Dyslipidemia is a prevalent condition characterized by abnormal levels of lipids in the bloodstream. At Shanikrupa Heartcare, we aim to provide you with comprehensive insights into this condition, empowering you to make informed decisions about your health.

What is Dyslipidemia?

Dyslipidemia refers to an imbalance in lipid levels, including cholesterol and triglycerides, in the blood. This imbalance can lead to a variety of health issues, including cardiovascular diseases.

Causes of Dyslipidemia

There are several factors that can contribute to the development of dyslipidemia. These include genetics, diet, lifestyle choices, underlying medical conditions, and certain medications.

Types of Dyslipidemia

1. Hypercholesterolemia: Elevated levels of LDL cholesterol, often referred to as “bad” cholesterol.

2. Hypertriglyceridemia: Elevated levels of triglycerides in the blood.

3. Mixed dyslipidemia: A combination of high LDL cholesterol and triglycerides.

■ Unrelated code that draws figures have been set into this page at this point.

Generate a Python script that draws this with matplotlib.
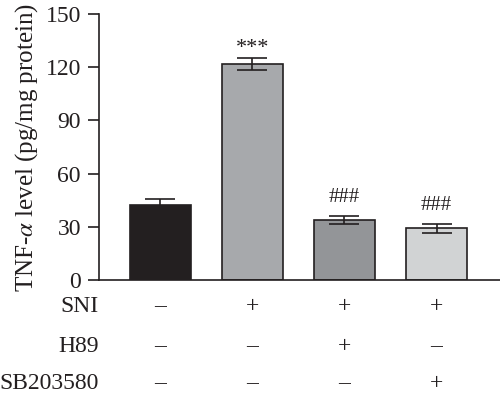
import matplotlib
matplotlib.use("Agg")
import matplotlib.pyplot as plt
import numpy as np

plt.rcParams['font.family'] = ['Liberation Serif', 'DejaVu Serif']
plt.rcParams['mathtext.fontset'] = 'stix'

groups = ["G1", "G2", "G3", "G4"]
values = [42.3, 121.8, 33.8, 29.2]
errors = [3.5, 3.5, 2.4, 2.4]
colors = ["#231f20", "#a7a9ac", "#939598", "#d1d3d4"]
marks = ["", "***", "###", "###"]
row_labels = ["SNI", "H89", "SB203580"]
row_signs = [["–", "+", "+", "+"],
             ["–", "–", "+", "–"],
             ["–", "–", "–", "+"]]
yticks = [0, 30, 60, 90, 120, 150]

fig = plt.figure(figsize=(5.0, 3.99), dpi=100)
ax = fig.add_axes([0.198, 0.298, 0.802, 0.667])

x = np.arange(len(groups))
ax.bar(x, values, width=0.66, color=colors, edgecolor="#231f20", linewidth=1.2, zorder=2)
ax.errorbar(x, values, yerr=errors, fmt="none", ecolor="#231f20", elinewidth=1.2,
            capsize=11, capthick=1.2, zorder=3)
for xi, v, e, m in zip(x, values, errors, marks):
    if m == "***":
        ax.text(xi, v + e + 2.5, m, ha="center", va="baseline", fontsize=16, color="#231f20")
    elif m:
        ax.text(xi, v + e + 8.0, m, ha="center", va="baseline", fontsize=15, color="#231f20")

ax.set_xlim(-0.668, 3.69)
ax.set_ylim(0, 150)
ax.set_yticks(yticks)
ax.set_xticks([])
ax.spines['top'].set_visible(False)
ax.spines['right'].set_visible(False)
for s in ['left', 'bottom']:
    ax.spines[s].set_linewidth(1.2)
    ax.spines[s].set_color("#231f20")
ax.tick_params(axis='y', direction='out', length=8, width=1.2, labelsize=17, pad=5, colors="#231f20")
ax.set_ylabel(r"TNF-$\alpha$ level (pg/mg protein)", fontsize=18, color="#231f20", labelpad=4)

trans = ax.get_xaxis_transform()
row_y = [-0.100, -0.248, -0.387]
for lab, signs, ry in zip(row_labels, row_signs, row_y):
    ax.text(-0.668, ry, lab, transform=trans, ha="right", va="center", fontsize=17, color="#231f20")
    for xi, s in zip(x, signs):
        ax.text(xi, ry, s, transform=trans, ha="center", va="center", fontsize=17, color="#231f20")

fig.savefig("out.png", dpi=100)
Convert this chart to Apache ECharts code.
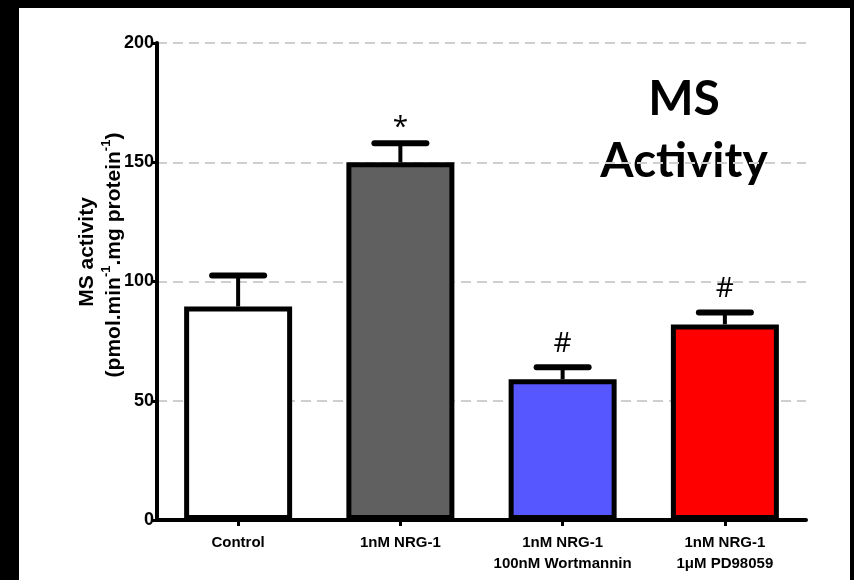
<!DOCTYPE html>
<html>
<head>
<meta charset="utf-8">
<script src="https://cdn.jsdelivr.net/npm/echarts@6/dist/echarts.min.js"></script>
<style>
  html, body { margin: 0; padding: 0; background: #000; }
  #frame { position: relative; width: 854px; height: 580px; background: #000; overflow: hidden; }
  #chart { position: absolute; left: 19px; top: 8px; width: 831px; height: 572px; background: #fff; }
</style>
</head>
<body>
<div id="frame"><div id="chart"></div></div>
<script>
// Methionine synthase activity per treatment group (mean ± SEM)
const categories = ['Control', '1nM NRG-1', '1nM NRG-1\n100nM Wortmannin', '1nM NRG-1\n1\u03bcM PD98059'];
const means = [89.5, 150, 59, 82];
const sem = [13, 8, 5, 5];
const marks = ['', '*', '#', '#'];
const barColors = ['#ffffff', '#606060', '#5757ff', '#ff0000'];
const yMin = 0, yMax = 200, yStep = 50;

const FONT = '"Liberation Sans Narrow", "Liberation Sans", Arial, sans-serif';
const TITLE_FONT = 'Lato, "Open Sans", sans-serif';
const chart = echarts.init(document.getElementById('chart'), null, { renderer: 'canvas' });

const option = {
  animation: false,
  backgroundColor: '#fff',
  grid: { left: 138, right: 44, top: 35, bottom: 60, containLabel: false },
  xAxis: {
    type: 'category',
    data: categories,
    axisLine: { lineStyle: { color: '#000', width: 4 } },
    axisTick: { show: true, alignWithLabel: true, length: 6, lineStyle: { color: '#000', width: 3 } },
    axisLabel: { color: '#000', fontFamily: FONT, fontWeight: 'bold', fontSize: 15, margin: 12, lineHeight: 21, interval: 0 },
    splitLine: { show: false }
  },
  yAxis: {
    type: 'value',
    min: yMin, max: yMax, interval: yStep,
    axisLine: { show: true, lineStyle: { color: '#000', width: 4 } },
    axisTick: { show: true, length: 5, lineStyle: { color: '#000', width: 3 } },
    axisLabel: { color: '#000', fontFamily: FONT, fontWeight: 'bold', fontSize: 18, margin: 3 },
    splitLine: { show: true, lineStyle: { color: '#cfcfcf', width: 2, type: [10, 6] } }
  },
  graphic: [
    {
      type: 'text', x: 87 - 19, y: 252 - 8, rotation: Math.PI / 2,
      style: { text: 'MS activity', font: 'bold 21px ' + FONT, fill: '#000', align: 'center', verticalAlign: 'middle' }
    },
    {
      type: 'text', x: 112 - 19, y: 255 - 8, rotation: Math.PI / 2,
      style: {
        text: '{n|(pmol.min}{s|-1}{n|.mg protein}{s|-1}{n|)}',
        align: 'center', verticalAlign: 'middle', fill: '#000',
        rich: {
          n: { fontFamily: FONT, fontWeight: 'bold', fontSize: 21, lineHeight: 25, verticalAlign: 'bottom', fill: '#000' },
          s: { fontFamily: FONT, fontWeight: 'bold', fontSize: 13, lineHeight: 25, verticalAlign: 'top', fill: '#000' }
        }
      }
    },
    {
      type: 'text', x: 684 - 19, y: 100 - 8,
      style: { text: 'MS', font: 'bold 48px ' + TITLE_FONT, fill: '#000', align: 'center', verticalAlign: 'middle' }
    },
    {
      type: 'text', x: 684 - 19, y: 162 - 8,
      style: { text: 'Activity', font: 'bold 48px ' + TITLE_FONT, fill: '#000', align: 'center', verticalAlign: 'middle' }
    }
  ],
  series: [
    {
      type: 'bar',
      data: means.map((v, i) => ({ value: v, itemStyle: { color: barColors[i] } })),
      barWidth: 108,
      itemStyle: { borderColor: '#000', borderWidth: 5 },
      z: 2
    },
    {
      type: 'custom',
      z: 3,
      data: means.map((v, i) => [i, v, sem[i]]),
      renderItem: function (params, api) {
        const i = api.value(0);
        const top = api.coord([i, api.value(1) + api.value(2)]);
        const base = api.coord([i, api.value(1)]);
        const half = 26;
        const children = [
          { type: 'line', shape: { x1: base[0], y1: base[1], x2: top[0], y2: top[1] }, style: { stroke: '#000', lineWidth: 4 } },
          { type: 'line', shape: { x1: top[0] - half, y1: top[1], x2: top[0] + half, y2: top[1] }, style: { stroke: '#000', lineWidth: 6, lineCap: 'round' } }
        ];
        const m = marks[params.dataIndex];
        if (m) {
          children.push({
            type: 'text',
            x: top[0], y: top[1] - (m === '*' ? 1 : 9),
            style: { text: m, font: '28px "Open Sans", Lato, sans-serif', fill: '#000', align: 'center', verticalAlign: 'bottom' }
          });
        }
        return { type: 'group', children: children };
      }
    }
  ]
};
chart.setOption(option);
</script>
</body>
</html>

Risk Factors for Dyslipidemia

– Poor diet high in saturated fats and cholesterol

– Sedentary lifestyle

– Obesity

– Diabetes

– Hypertension

– Smoking

– Family history of high cholesterol or cardiovascular disease

Symptoms of Dyslipidemia

It often does not cause noticeable symptoms until it leads to complications such as heart disease or stroke. However, some individuals may experience symptoms such as:

– Chest pain / Angina

– Fatigue

– Shortness of breath

– Numbness or weakness in the limbs

– Yellowish patches on the skin (xanthomas)

Read: Heart attack: life threatening to youngsters!

Diagnosis and Treatment

Diagnosing dyslipidemia typically involves a lipid profile blood test, which measures cholesterol and triglyceride levels. Treatment may include lifestyle changes such as dietary modifications and increased physical activity, as well as medications such as statins, fibrates, or cholesterol absorption inhibitors.


– Eating a balanced diet rich in fruits, vegetables, whole grains, and lean proteins

– Limiting intake of saturated and trans fats, cholesterol, and refined sugars

– Engaging in regular physical activity

– Maintaining a healthy weight

– Avoiding smoking and excessive alcohol consumption.

Can Dyslipidemia be treated?

Yes, dyslipidemia can be treated.

Treatment typically involves a combination of lifestyle changes and medication.

Lifestyle modifications may include adopting a heart-healthy diet, engaging in regular physical activity, quitting smoking, and maintaining a healthy weight.

Medications such as statins, fibrates, cholesterol absorption inhibitors, or other lipid-lowering drugs. It also be prescribed to help manage lipid levels.

With proper management, many people with dyslipidemia can effectively control their lipid levels and reduce their risk of complications such as heart disease and stroke.

What is the difference between hyperlipidemia and high cholesterol?


Hyperlipidemia is a broad term that encompasses elevated levels of lipids (fats) in the blood. This can include high levels of cholesterol, triglycerides, or both. Hyperlipidemia can be further categorized into specific types based on which lipid levels are elevated and to what extent.

High Cholesterol:

High cholesterol specifically refers to elevated levels of cholesterol in the blood. Cholesterol is a type of lipid that is essential for various bodily functions, but excessive levels can increase the risk of cardiovascular diseases such as heart attacks and strokes. 

High cholesterol is often a component of hyperlipidemia, but it specifically relates to elevated levels of cholesterol rather than other types of lipids.